There’s no universal number, but many introverts find that even 30 to 60 minutes of genuine, uninterrupted solitude per day makes a meaningful difference. What matters most is the quality of that time, meaning it’s free from digital interruption and entered with some intention, rather than the quantity. Highly sensitive introverts may need more. People in especially demanding social or professional roles may need more during high-pressure periods. The best gauge is your own sense of whether you feel restored or depleted at the end of a given day.

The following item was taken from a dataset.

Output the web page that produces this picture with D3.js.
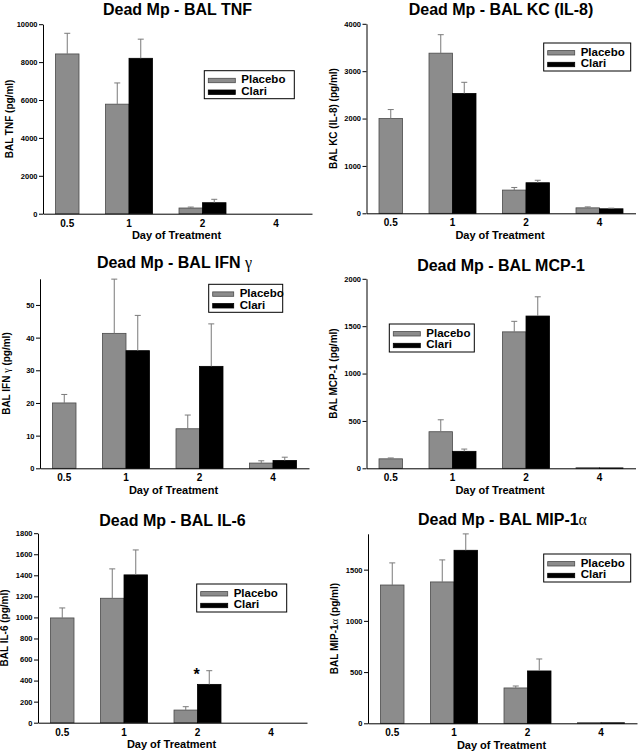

Can too much alone time be harmful?
Yes. Solitude is healthy, but chronic social withdrawal is not. The risk isn’t alone time itself but the shift from restorative solitude to avoidant isolation. Warning signs include declining social contact that you actually want, using aloneness to escape from problems rather than process them, and feeling increasingly hollow or disconnected over time. Healthy introverts need both solitude and meaningful connection. The goal is balance, not maximum aloneness.

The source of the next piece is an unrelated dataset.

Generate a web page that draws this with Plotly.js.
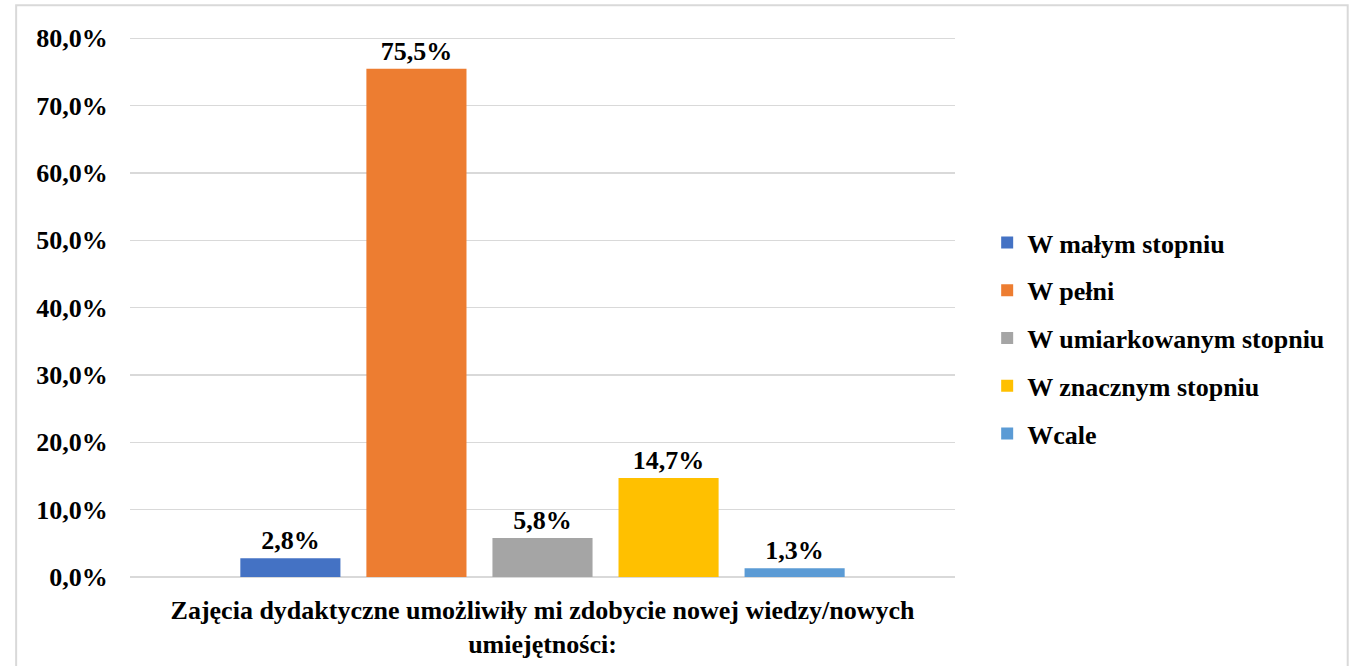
<!DOCTYPE html>
<html>
<head>
<meta charset="utf-8">
<script src="https://cdn.plot.ly/plotly-3.0.1.min.js"></script>
<style>html,body{margin:0;padding:0;background:#fff;}#chart{width:1368px;height:666px;}</style>
</head>
<body>
<div id="chart"></div>
<script>
const categories = ["Zajęcia dydaktyczne umożliwiły mi zdobycie nowej wiedzy/nowych umiejętności:"];
const categoryLabel = ["Zajęcia dydaktyczne umożliwiły mi zdobycie nowej wiedzy/nowych<br>umiejętności:"];
const seriesNames = ["W małym stopniu", "W pełni", "W umiarkowanym stopniu", "W znacznym stopniu", "Wcale"];
const seriesValues = [[2.8], [75.5], [5.8], [14.7], [1.3]];
const seriesColors = ["#4472C4", "#ED7D31", "#A5A5A5", "#FFC000", "#5B9BD5"];
const yTicks = [0, 10, 20, 30, 40, 50, 60, 70, 80];
const yTickLabels = ["0,0%", "10,0%", "20,0%", "30,0%", "40,0%", "50,0%", "60,0%", "70,0%", "80,0%"];

const FONT = "'Liberation Serif', 'Times New Roman', serif";
const FS = 26;
const b = s => '<b>' + s + '</b>';

const traces = seriesNames.map((name, i) => ({
  type: 'bar',
  name: b(name),
  x: categories,
  y: seriesValues[i],
  marker: {color: seriesColors[i]},
  texttemplate: '<b>%{y:.1f}%</b>',
  textposition: 'outside',
  cliponaxis: false,
  textfont: {family: FONT, size: FS, color: '#000'},
  legendgroup: 'g' + i,
  hoverinfo: 'none'
}));

const layout = {
  width: 1368, height: 666,
  margin: {l: 130, r: 413, t: 35, b: 89},
  paper_bgcolor: '#fff', plot_bgcolor: '#fff',
  separators: ', ',
  barmode: 'group',
  bargap: 0.236,
  bargroupgap: 0.206,
  font: {family: FONT, color: '#000'},
  xaxis: {
    type: 'category',
    tickvals: categories,
    ticktext: categoryLabel.map(t => t.split('<br>').map(b).join('<br>')),
    tickfont: {family: FONT, size: FS, color: '#000'},
    showgrid: false, zeroline: false, showline: false,
    ticks: 'outside', ticklen: 10, tickcolor: 'rgba(0,0,0,0)'
  },
  yaxis: {
    range: [0, 80.5],
    tickvals: yTicks,
    ticktext: yTickLabels.map(b),
    tickfont: {family: FONT, size: FS, color: '#000'},
    showgrid: true, gridcolor: '#d9d9d9', gridwidth: 1.5,
    zeroline: true, zerolinecolor: '#d9d9d9', zerolinewidth: 1.5,
    showline: false,
    ticks: 'outside', ticklen: 16, tickcolor: 'rgba(0,0,0,0)'
  },
  legend: {
    x: 1.039, xanchor: 'left', y: 0.44, yanchor: 'middle',
    font: {family: FONT, size: FS, color: '#000'},
    traceorder: 'grouped', tracegroupgap: 11,
    itemwidth: 30
  },
  shapes: [{
    type: 'rect', xref: 'paper', yref: 'paper',
    x0: -0.138, x1: 1.476, y0: -0.2, y1: 1.055,
    line: {color: '#d9d9d9', width: 2}, fillcolor: 'rgba(0,0,0,0)', layer: 'below'
  }]
};

Plotly.newPlot('chart', traces, layout, {displayModeBar: false, staticPlot: true});
</script>
</body>
</html>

What’s the difference between solitude and loneliness?
Solitude is the state of being alone, which can be peaceful, productive, and deeply restorative. Loneliness is the painful feeling of being disconnected from others, regardless of whether you’re physically alone or surrounded by people. You can experience solitude without loneliness, and you can feel profoundly lonely in a crowded room. For introverts, solitude is often actively sought and genuinely enjoyable. Loneliness, by contrast, is a distress signal indicating a need for connection that isn’t being met.
How do you make alone time actually restorative instead of just empty?

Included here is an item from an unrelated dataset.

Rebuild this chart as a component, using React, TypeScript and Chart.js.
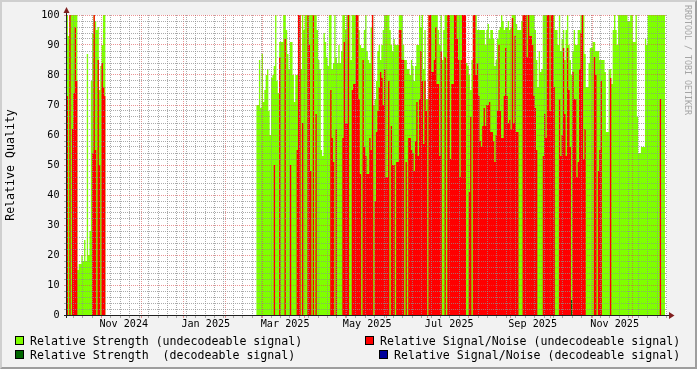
import React, { useEffect, useRef } from 'react';
import { Chart, registerables } from 'chart.js';

Chart.register(...registerables);

// ---- time axis: days since 2024-11-01 ----
const X_MIN_DAY = -25.7;
const X_MAX_DAY = 420.4;
const monthStartDays = [0, 30, 61, 92, 120, 151, 181, 212, 242, 273, 304, 334, 365, 395];
const monthLabels = ['Nov 2024', 'Jan 2025', 'Mar 2025', 'May 2025', 'Jul 2025', 'Sep 2025', 'Nov 2025'];
const monthLabelDays = [0, 61, 120, 181, 242, 304, 365];
const LABEL_OFFSET_DAYS = 16.5;
const WEEK_FIRST_DAY = -21;
const WEEK_LAST_DAY = 420;

// ---- y axis ----
const Y_MIN = 0;
const Y_MAX = 100;
const Y_MINOR_STEP = 2;
const Y_LABEL_STEP = 10;

// ---- series (one value per day) ----
const earlyStartDay = -26;
const strengthEarly = [
  100, 93, 100, 100, 100, 100, 100, 100,
  15, 17, 17, 20, 18, 25, 18, 87, 20, 28, 78,
  94, 100, 98, 95, 96, 75, 83, 90, 100, 100,
];
const snrEarly = [
  73, 0, 100, 0, 62, 74, 96, 78,
  0, 0, 0, 0, 0, 0, 0, 0, 0, 0, 0,
  54, 100, 55, 0, 85, 50, 0, 84, 76, 73,
];

const mainStartDay = 115;
const strengthMain = [
  70, 70, 85, 69, 87, 71, 75, 80, 82, 68,
  60, 79, 80, 83, 100, 78, 74, 91, 91, 91,
  100, 100, 95, 87, 82, 91, 91, 80, 71, 80,
  80, 100, 100, 82, 100, 95, 100, 100, 100, 100,
  100, 100, 100, 100, 100, 95, 85, 82, 55, 53,
  94, 91, 86, 83, 100, 100, 82, 84, 100, 86,
  84, 90, 84, 88, 100, 100, 95, 100, 100, 100,
  85, 100, 100, 100, 100, 100, 95, 90, 89, 89,
  95, 100, 88, 85, 84, 96, 100, 70, 72, 78,
  88, 90, 85, 90, 95, 100, 100, 100, 100, 95,
  90, 88, 92, 90, 90, 90, 100, 100, 100, 90,
  85, 85, 82, 82, 80, 85, 83, 78, 83, 90,
  90, 100, 96, 100, 82, 95, 72, 72, 100, 100,
  100, 100, 100, 100, 100, 95, 90, 100, 85, 95,
  100, 100, 100, 100, 100, 100, 100, 100, 100, 100,
  100, 100, 100, 100, 100, 100, 84, 83, 80, 75,
  85, 100, 100, 100, 95, 95, 95, 95, 95, 95,
  90, 95, 97, 92, 95, 95, 92, 83, 85, 92,
  95, 96, 100, 98, 95, 96, 96, 98, 95, 96,
  100, 100, 100, 97, 95, 95, 95, 98, 100, 100,
  100, 100, 100, 100, 100, 100, 100, 95, 85, 76,
  88, 81, 82, 100, 100, 100, 100, 100, 100, 100,
  100, 100, 95, 95, 90, 100, 88, 92, 95, 85,
  95, 100, 90, 85, 80, 88, 95, 90, 90, 95,
  95, 100, 100, 100, 87, 76, 76, 84, 89, 89,
  91, 91, 88, 88, 88, 85, 85, 85, 85, 81,
  61, 61, 82, 82, 77, 95, 100, 95, 90, 100,
  100, 100, 100, 100, 100, 100, 98, 98, 100, 100,
  91, 91, 100, 66, 54, 54, 56, 56, 56, 92,
  90, 100, 100, 100, 100, 100, 100, 100, 100, 100,
  100, 100, 100, 100,
];
const snrMain = [
  0, 0, 0, 0, 0, 0, 0, 0, 0, 0,
  0, 0, 0, 50, 0, 0, 0, 86, 0, 0,
  0, 92, 0, 0, 0, 50, 0, 0, 0, 0,
  55, 100, 100, 0, 64, 0, 0, 0, 100, 90,
  48, 0, 100, 0, 67, 0, 0, 0, 0, 0,
  0, 0, 0, 0, 0, 75, 59, 51, 0, 62,
  0, 0, 0, 0, 59, 91, 64, 64, 100, 0,
  0, 75, 77, 77, 100, 100, 72, 47, 0, 85,
  56, 53, 47, 47, 59, 55, 100, 0, 38, 61,
  68, 76, 81, 79, 70, 82, 46, 46, 78, 0,
  63, 50, 50, 0, 51, 51, 95, 95, 85, 85,
  0, 51, 0, 59, 59, 55, 54, 48, 58, 71,
  53, 72, 88, 78, 57, 78, 68, 0, 100, 100,
  81, 81, 85, 96, 77, 77, 53, 88, 0, 0,
  86, 0, 100, 100, 52, 77, 77, 100, 100, 92,
  85, 46, 85, 100, 100, 100, 0, 0, 41, 66,
  0, 100, 100, 80, 84, 73, 58, 56, 63, 69,
  63, 70, 70, 71, 61, 61, 58, 51, 60, 68,
  90, 68, 59, 59, 73, 89, 73, 64, 65, 62,
  99, 64, 93, 61, 61, 0, 0, 0, 100, 100,
  100, 86, 100, 93, 93, 90, 73, 69, 55, 0,
  0, 0, 0, 53, 67, 59, 100, 100, 68, 100,
  100, 76, 0, 0, 0, 72, 53, 60, 89, 67,
  53, 89, 75, 56, 0, 81, 72, 72, 46, 51,
  82, 94, 100, 52, 62, 0, 0, 0, 0, 0,
  0, 86, 80, 0, 48, 55, 78, 0, 0, 0,
  0, 0, 0, 79, 0, 0, 0, 0, 0, 0,
  0, 0, 0, 0, 0, 0, 0, 0, 0, 0,
  0, 0, 0, 0, 0, 0, 0, 0, 0, 0,
  0, 0, 0, 0, 0, 0, 0, 0, 0, 0,
  72, 0, 0, 0,
];

// decodeable signals (sparse days)
const decStrengthDays = [349];
const decStrengthValues = [5];
const decSnrDays: number[] = [];
const decSnrValues: number[] = [];

const legendItems = [
  'Relative Strength (undecodeable signal)',
  'Relative Signal/Noise (undecodeable signal)',
  'Relative Strength  (decodeable signal)',
  'Relative Signal/Noise (decodeable signal)',
];

// ---- styles ----
const GREEN = '#7FFF00';
const RED = '#FF0000';
const DKGREEN = '#006600';
const BLUE = '#000099';
const BACK = '#F2F2F2';
const GRID = 'rgba(143,143,143,0.75)';
const MGRID = 'rgba(222,79,79,0.6)';
const AXIS = '#1F1F1F';
const ARROW = '#801F1F';
const MONO = "'DejaVu Sans Mono', monospace";

type Pt = { x: number; y: number | null };

function stepPoints(start: number, values: number[]): Pt[] {
  const pts: Pt[] = values.map((v, i) => ({ x: start + i, y: v }));
  pts.push({ x: start + values.length, y: values[values.length - 1] });
  return pts;
}

function sparsePoints(days: number[], values: number[]): Pt[] {
  const pts: Pt[] = [];
  days.forEach((d, i) => {
    pts.push({ x: d, y: values[i] });
    pts.push({ x: d + 1, y: values[i] });
    pts.push({ x: d + 1.5, y: null });
  });
  return pts;
}

const labelMap = new Map<number, string>();
monthLabelDays.forEach((d, i) => labelMap.set(d + LABEL_OFFSET_DAYS, monthLabels[i]));
const majorSet = new Set<number>(monthStartDays);

function buildXTicks(): number[] {
  const s = new Set<number>();
  for (let d = WEEK_FIRST_DAY; d <= WEEK_LAST_DAY; d += 7) s.add(d);
  monthStartDays.forEach((d) => s.add(d));
  labelMap.forEach((_, k) => s.add(k));
  return Array.from(s).filter((v) => v >= X_MIN_DAY && v <= X_MAX_DAY).sort((a, b) => a - b);
}

function buildYTicks(): number[] {
  const arr: number[] = [];
  for (let v = Y_MIN; v <= Y_MAX; v += Y_MINOR_STEP) arr.push(v);
  return arr;
}

const rrdPlugin = {
  id: 'rrdFrame',
  beforeDraw(chart: any) {
    const { ctx, chartArea: a } = chart;
    ctx.save();
    ctx.fillStyle = '#FFFFFF';
    ctx.fillRect(a.left, a.top, a.right - a.left, a.bottom - a.top);
    ctx.restore();
  },
  afterDraw(chart: any) {
    const { ctx, chartArea: a } = chart;
    ctx.save();
    ctx.strokeStyle = AXIS;
    ctx.lineWidth = 1;
    ctx.beginPath();
    ctx.moveTo(a.left - 3, a.bottom + 0.5);
    ctx.lineTo(a.right + 2, a.bottom + 0.5);
    ctx.moveTo(a.left - 0.5, a.bottom + 3);
    ctx.lineTo(a.left - 0.5, a.top - 2);
    ctx.stroke();
    ctx.fillStyle = ARROW;
    ctx.beginPath();
    ctx.moveTo(a.right + 2, a.bottom - 3);
    ctx.lineTo(a.right + 7.5, a.bottom + 0.5);
    ctx.lineTo(a.right + 2, a.bottom + 4);
    ctx.closePath();
    ctx.fill();
    ctx.beginPath();
    ctx.moveTo(a.left - 3.5, a.top - 2);
    ctx.lineTo(a.left - 0.5, a.top - 8);
    ctx.lineTo(a.left + 2.5, a.top - 2);
    ctx.closePath();
    ctx.fill();
    ctx.restore();
  },
};

export default function App() {
  const ref = useRef<HTMLCanvasElement | null>(null);

  useEffect(() => {
    if (!ref.current) return;
    const xTicks = buildXTicks();
    const yTicks = buildYTicks();
    const gap: Pt = { x: 60, y: null };
    const strengthData = [...stepPoints(earlyStartDay, strengthEarly), gap, ...stepPoints(mainStartDay, strengthMain)];
    const snrData = [...stepPoints(earlyStartDay, snrEarly), gap, ...stepPoints(mainStartDay, snrMain)];

    const common = {
      borderWidth: 0,
      borderColor: 'rgba(0,0,0,0)',
      pointRadius: 0,
      pointHoverRadius: 0,
      fill: 'origin',
      stepped: 'before',
      spanGaps: false,
    };

    const isLabel = (v: number) => labelMap.has(v);

    const chart = new Chart(ref.current, {
      type: 'line',
      data: {
        datasets: [
          { ...common, label: legendItems[0], data: strengthData, backgroundColor: GREEN, order: 4 },
          { ...common, label: legendItems[1], data: snrData, backgroundColor: RED, order: 3 },
          { ...common, label: legendItems[2], data: sparsePoints(decStrengthDays, decStrengthValues), backgroundColor: DKGREEN, order: 2 },
          { ...common, label: legendItems[3], data: sparsePoints(decSnrDays, decSnrValues), backgroundColor: BLUE, order: 1 },
        ] as any,
      },
      options: {
        animation: false,
        responsive: false,
        devicePixelRatio: 1,
        events: [],
        layout: { padding: { left: 0, top: 15, right: 30, bottom: 0 } },
        plugins: { legend: { display: false }, tooltip: { enabled: false } },
        scales: {
          x: {
            type: 'linear',
            min: X_MIN_DAY,
            max: X_MAX_DAY,
            afterFit: (s: any) => { s.height = 54; },
            afterBuildTicks: (s: any) => { s.ticks = xTicks.map((v) => ({ value: v })); },
            ticks: {
              autoSkip: false,
              maxRotation: 0,
              minRotation: 0,
              padding: 0.5,
              color: '#000000',
              font: { family: MONO, size: 10.15 },
              callback: (v: any) => labelMap.get(Number(v)) ?? '',
            },
            grid: {
              z: 1,
              drawTicks: true,
              tickLength: 3,
              color: (c: any) => (isLabel(c.tick.value) ? 'rgba(0,0,0,0)' : majorSet.has(c.tick.value) ? MGRID : GRID),
              lineWidth: (c: any) => (isLabel(c.tick.value) ? 0 : 1),
              tickColor: (c: any) => (isLabel(c.tick.value) ? 'rgba(0,0,0,0)' : majorSet.has(c.tick.value) ? MGRID : GRID),
              tickWidth: (c: any) => (isLabel(c.tick.value) ? 0 : 1),
            },
            border: { display: false, dash: [1, 1] },
          },
          y: {
            type: 'linear',
            min: Y_MIN,
            max: Y_MAX,
            afterFit: (s: any) => { s.width = 67; },
            afterBuildTicks: (s: any) => { s.ticks = yTicks.map((v) => ({ value: v })); },
            ticks: {
              autoSkip: false,
              padding: 4.5,
              color: '#000000',
              font: { family: MONO, size: 10.15 },
              callback: (v: any) => (Number(v) % Y_LABEL_STEP === 0 ? String(v) : ''),
            },
            grid: {
              z: 1,
              drawTicks: true,
              tickLength: 3,
              color: (c: any) => (c.tick.value % Y_LABEL_STEP === 0 ? MGRID : GRID),
              tickColor: (c: any) => (c.tick.value % Y_LABEL_STEP === 0 ? MGRID : GRID),
              lineWidth: 1,
            },
            border: { display: false, dash: [1, 1] },
            title: {
              display: true,
              text: 'Relative Quality',
              color: '#000000',
              font: { family: MONO, size: 11.6 },
              padding: { top: 4, bottom: 0 },
            },
          },
        },
      } as any,
      plugins: [rrdPlugin],
    });
    return () => chart.destroy();
  }, []);

  const legendText: React.CSSProperties = {
    position: 'absolute',
    fontFamily: MONO,
    fontSize: '11.6px',
    lineHeight: '14px',
    whiteSpace: 'pre',
    color: '#000',
  };
  const box = (color: string, left: number, top: number): React.CSSProperties => ({
    position: 'absolute',
    left,
    top,
    width: 9,
    height: 9,
    boxSizing: 'border-box',
    border: '1px solid #000',
    background: color,
  });

  return (
    <div style={{ position: 'fixed', left: 0, top: 0, width: 697, height: 369, background: BACK, overflow: 'hidden' }}>
      <canvas ref={ref} width={697} height={369} style={{ position: 'absolute', left: 0, top: 0 }} />
      <div style={box(GREEN, 15, 336)} />
      <div style={{ ...legendText, left: 30, top: 334 }}>{legendItems[0]}</div>
      <div style={box(RED, 365, 336)} />
      <div style={{ ...legendText, left: 380, top: 334 }}>{legendItems[1]}</div>
      <div style={box(DKGREEN, 15, 350)} />
      <div style={{ ...legendText, left: 30, top: 348 }}>{legendItems[2]}</div>
      <div style={box(BLUE, 379, 350)} />
      <div style={{ ...legendText, left: 394, top: 348 }}>{legendItems[3]}</div>
      <div
        style={{
          position: 'absolute',
          left: 687.5,
          top: 60,
          transform: 'translate(-50%, -50%) rotate(90deg)',
          fontFamily: MONO,
          fontSize: '8.3px',
          lineHeight: '10px',
          whiteSpace: 'pre',
          color: '#A5A5A5',
        }}
      >
        RRDTOOL / TOBI OETIKER
      </div>
      <div
        style={{
          position: 'absolute',
          left: 0,
          top: 0,
          width: 697,
          height: 369,
          boxSizing: 'border-box',
          borderStyle: 'solid',
          borderWidth: 2,
          borderColor: '#CFCFCF #9E9E9E #9E9E9E #CFCFCF',
          pointerEvents: 'none',
        }}
      />
    </div>
  );
}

Restorative alone time tends to involve some degree of presence, meaning you’re genuinely with your own thoughts rather than filling the space with distraction. Activities like reading, walking, journaling, cooking, or spending time in nature tend to support restoration more than passive scrolling or anxious rumination. Sleep quality also matters: solitude during waking hours works best when it’s supported by adequate rest. The simplest test is whether you feel more like yourself after a period of alone time. If yes, you’re doing it right.